MnO4− + 8 H+ + 5 Fe+2 → Mn+2 + 5 Fe+3 + 4 H2O
Examples of Balancing Equations by Oxidation Number Method
Balancing Iodide Ion in Acidic Dichromate Solution
The chemical equation of iodide ion and acidic dichromate solution,
Cr2O7−2 + I− → 2 Cr+3 + I2
In the above equation, the oxidation number of chromium decreases by 3, and the oxidation number of iodine increases by 1. After putting the right factor for equalizing the increase and decrease in oxidation number,
Cr2O7−2 + 6 I− → 2 Cr+3 + 3 I2
Fourteen hydrogen ions and the requisite number of water molecules are needed to balance the overall equation. Therefore, the overall balanced equation is,
Cr2O7−2 + 6 I− + 14 H+ → 2 Cr+3 + 3 I2 + 7 H2O
Balancing Sodium Stannite to Stannate in Alkaline Solution
The chemical equation where stannite transforms to stannate in the presence of permanganate,
MnO4− + SnO2−2 → MnO2 + SnO3−2
The oxidation number of manganese decreases by 3 and the oxidation number of tin increases by 2. After equalizing the increase and decrease in oxidation number by putting the right factor,
2 MnO4− + 3 SnO2−2 → 2 MnO2 + 3 SnO3−2
Two hydroxyl ions and the requisite number of water molecules are added to balance the above chemical equation. Therefore, the balancing equation for the above reactions,
2 MnO4− + 3 SnO2−2 + H2O → 2 MnO2 + 3 SnO3−2 + 2 OH−
Balancing Iodide Ion and Iodate Ion in Acid Solution
The change of oxidation number of iodine to balancing iodide ion and iodate ion in acid solution,
I− (−1) + IO3− (+5) → I2 (0)
The oxidation number of iodide increases by 1 and the iodate ion decreases by 5. Putting the right factors for decrease and increase in oxidation number and balancing the above equation,
I− + IO3− + 6 H+ → I2 + 3 H2O
Balancing Sulfurous Acid in Dichromate Ion
Balancing chemical equations for the oxidation of sulfurous acid to sulfuric acid by potassium dichromate is,
3 SO3−2 + Cr2O7−2 + 8 H+ → 3 SO4−2 + 2 Cr+3 + 4 H2O
For balancing equations, the oxidation number of two chromium atoms decreases by 6, and the oxidation number of sulfur increases by 2. Therefore, we put the right factor and the requisite number of hydrogen ions and water to balance the above ionic equations.

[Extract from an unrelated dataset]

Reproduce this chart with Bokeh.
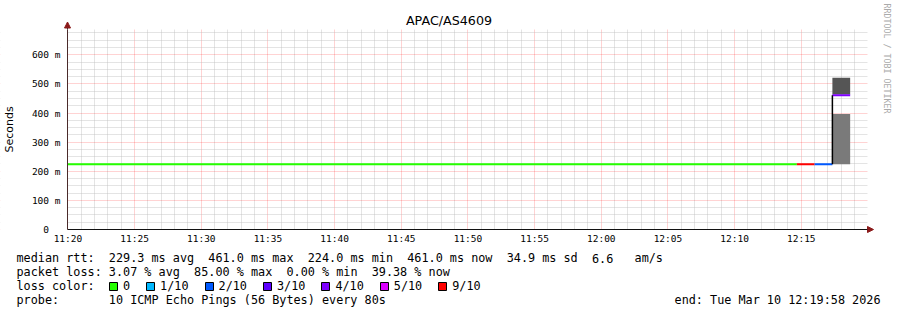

The methods used for balancing all the above chemical reactions are carried out by the ion-electron formula and oxidation number method. We also used the hit-and-trial method to balance the various chemical equations.
In learning chemistry or chemical science, the above types of balancing methods or formulas are used only to balance oxidation-reduction or redox reaction reactions.